Esperanza visits Elenita, the "witch woman," to have her fortune told. Elenita reads the tarot cards and tells Esperanza she will encounter jealousy and sorrow as well as a "mattress of luxury." "What about a house?" Esperanza asks, noting, "That's what I came for." Elenita says she sees "a home in the heart." Elenita can see Esperanza is disappointed and offers to look at the cards again. "A home in the heart, I was right," she says. Esperanza still doesn't understand, but she pays five dollars and leaves.

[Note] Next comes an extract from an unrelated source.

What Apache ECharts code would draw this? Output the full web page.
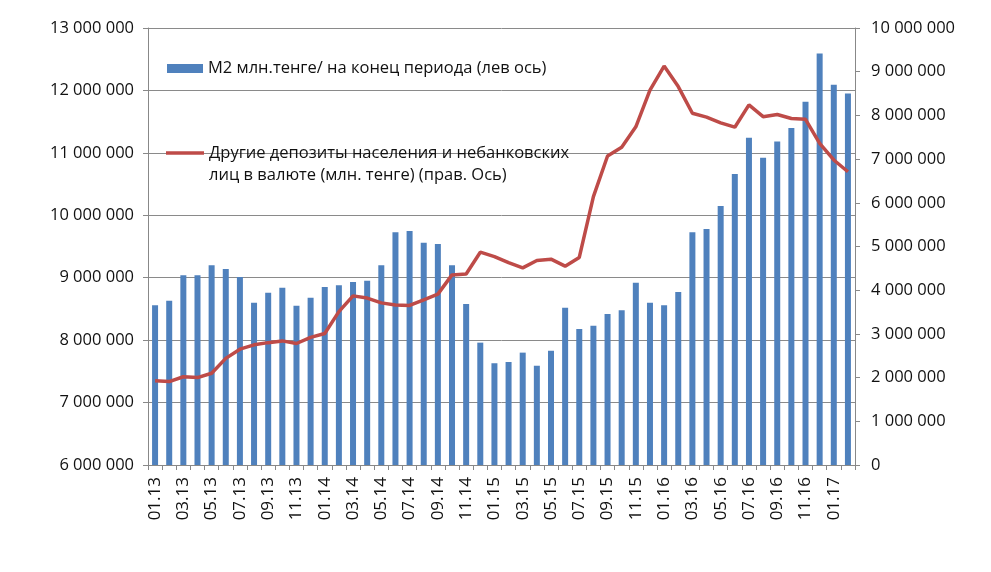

As Esperanza matures, she begins to take notice of the darkness in everyday life. She learns adults are not invincible—her father feels sorrow like everyone else, though he doesn't often show it, and her aunt's formerly strong body is wrecked by disease. She understands bad things can happen to good people, just as good people—such as Esperanza and her friends—are capable of bad things. It all comes down to fate, which Esperanza believes in but doesn't always understand. She automatically assumes she's going to hell because she was "born on an evil day" and therefore does bad things, but she can't figure out why her aunt was selected for such a terrible fate. "There was no evil in her birth. No wicked curse," Esperanza says. She concludes disease doesn't care who you are—it will take the good just as easily as it will take the bad.

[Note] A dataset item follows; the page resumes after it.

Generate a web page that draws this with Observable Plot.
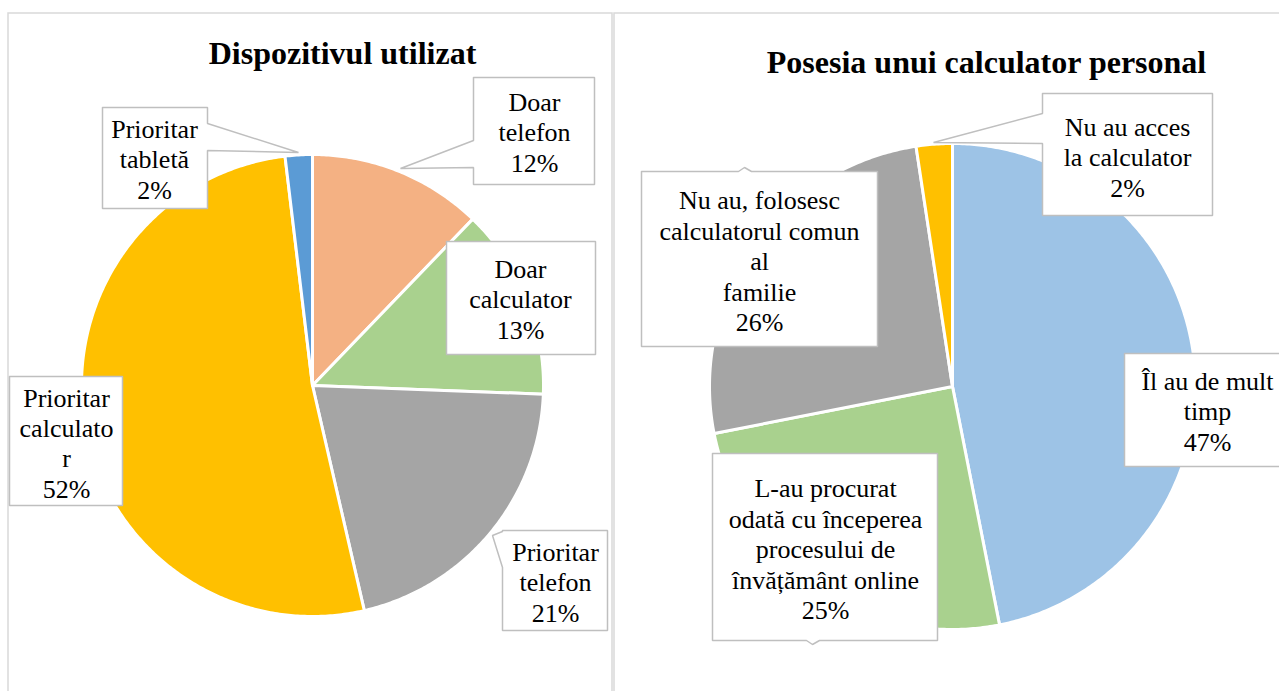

Esperanza's belief in preordained destinies is what brings her to Elenita's house. She wants to know what her future holds, most notably whether she will ever have a house worthy of her dreams. Elenita's response goes over Esperanza's head—she can't figure out what Elenita means when she says Esperanza's home will be in her heart. Esperanza has pinned her hopes to a building that will signal a change in her fortune, but Elenita is cautioning her that no such place exists. True happiness comes from one's soul, not one's surroundings. Esperanza is too young to understand this, as evidenced by her impulse to watch cartoons with the baby instead of having her cards read by Elenita. Still thinking like a child, she focuses on the physical, not the spiritual.

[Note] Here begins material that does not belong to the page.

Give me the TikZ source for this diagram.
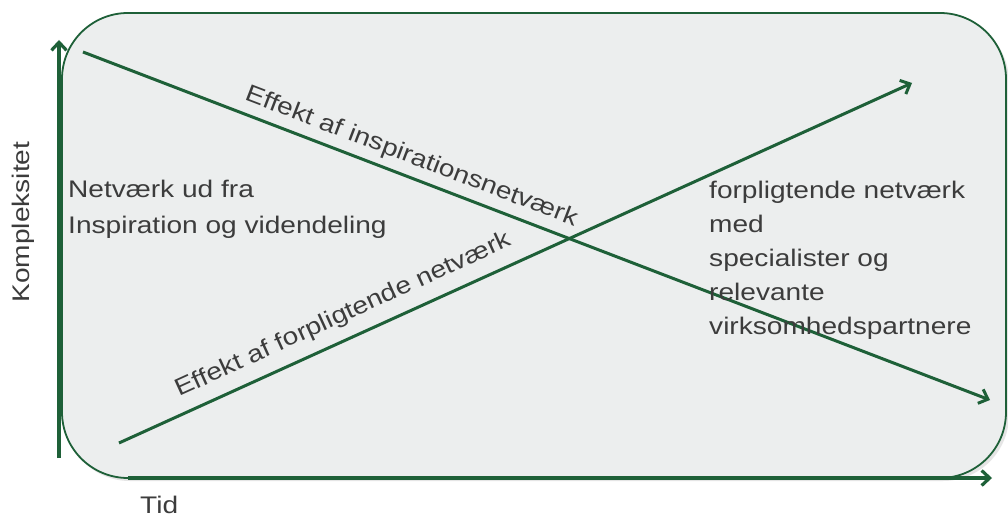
\documentclass[tikz,border=0pt]{standalone}
\usepackage{fontspec}
\setmainfont{Liberation Sans}[FakeStretch=1.17]
\usetikzlibrary{arrows.meta}
\definecolor{dgreen}{RGB}{30,96,56}
\definecolor{txt}{RGB}{60,60,60}
\definecolor{panel}{RGB}{236,238,238}
\begin{document}
\begin{tikzpicture}[x=1pt,y=-1pt,
  conn/.style={draw=dgreen, line width=3pt, -{Straight Barb[length=8pt,width=15pt]}},
  axis/.style={draw=dgreen, line width=3.2pt, -{Straight Barb[length=8pt,width=15pt]}},
  lbl/.style={text=txt, font=\fontsize{24}{34}\selectfont, inner sep=0pt},
]
\fill[white] (0,0) rectangle (1008,518);
\useasboundingbox (0,0) rectangle (1008,518);
% panel with faint shadow
\fill[black!10, rounded corners=66pt] (64,16) rectangle (1009,481);
\draw[dgreen, line width=1.8pt, fill=panel, rounded corners=66pt] (62,13) rectangle (1006,478);
% end points
\coordinate (yb) at (59,458);
\coordinate (yt) at (59,40);
\coordinate (xb) at (128,478);
\coordinate (xe) at (992,478);
\coordinate (a1s) at (83,52);
\coordinate (a1e) at (990,400);
\coordinate (a2s) at (119,443);
\coordinate (a2e) at (912,83);
% axes
\draw[axis] (yb) -- (yt);
\draw[axis] (xb) -- (xe);
% effect lines
\draw[conn] (a1s) -- (a1e);
\draw[conn] (a2s) -- (a2e);
% labels
\node[lbl, anchor=base, rotate=-20.96] (l1) at (409,163) {Effekt af inspirationsnetværk};
\node[lbl, anchor=base, rotate=24.47] (l2) at (346,321) {Effekt af forpligtende netværk};
\node[lbl, anchor=north west, align=left] (lefttxt) at (68,179.5) {Netværk ud fra\\[2pt]Inspiration og videndeling};
\node[lbl, anchor=north west, align=left] (righttxt) at (709,180.5) {forpligtende netværk\\med\\specialister og\\relevante\\virksomhedspartnere};
\node[lbl, anchor=base west] (tid) at (140,513) {Tid};
\node[lbl, anchor=base, rotate=90] (kompl) at (29.5,222) {Kompleksitet};
\end{tikzpicture}
\end{document}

Esperanza may still think like a child at times, but she is beginning to look like an adult, which once again attracts unwanted attention. This time it's an older Asian man, and unlike the bum in Chapter 17, "The Family of Little Feet," he manages to get his lips on her. Esperanza's experience with her new "friend" speaks toward the predatory nature of males in relation to younger females, irrespective of culture or ethnicity. Esperanza's innocence prevents her from suspecting anything untoward in the older man's offer of friendship, and her shock at his actions renders her unable to stop him. Esperanza is learning the ugly truth about the disparities in power between men and women through her firsthand experiences of male entitlement. It appears as if men simply can't control themselves around women. Esperanza doesn't explicitly state what happens after the man kisses her, but the first sentence of Chapter 21, "The First Job," indicates she gave up her job after only one day: "It wasn't as if I didn't want to work," she explains. This can be read as an apology; she did want to work, but she couldn't keep the job after the man kissed her. This interpretation shows Esperanza's guilt about the man's actions, which ties into the theme of sexual awakening and the recurring idea that women need to protect their sexuality from men.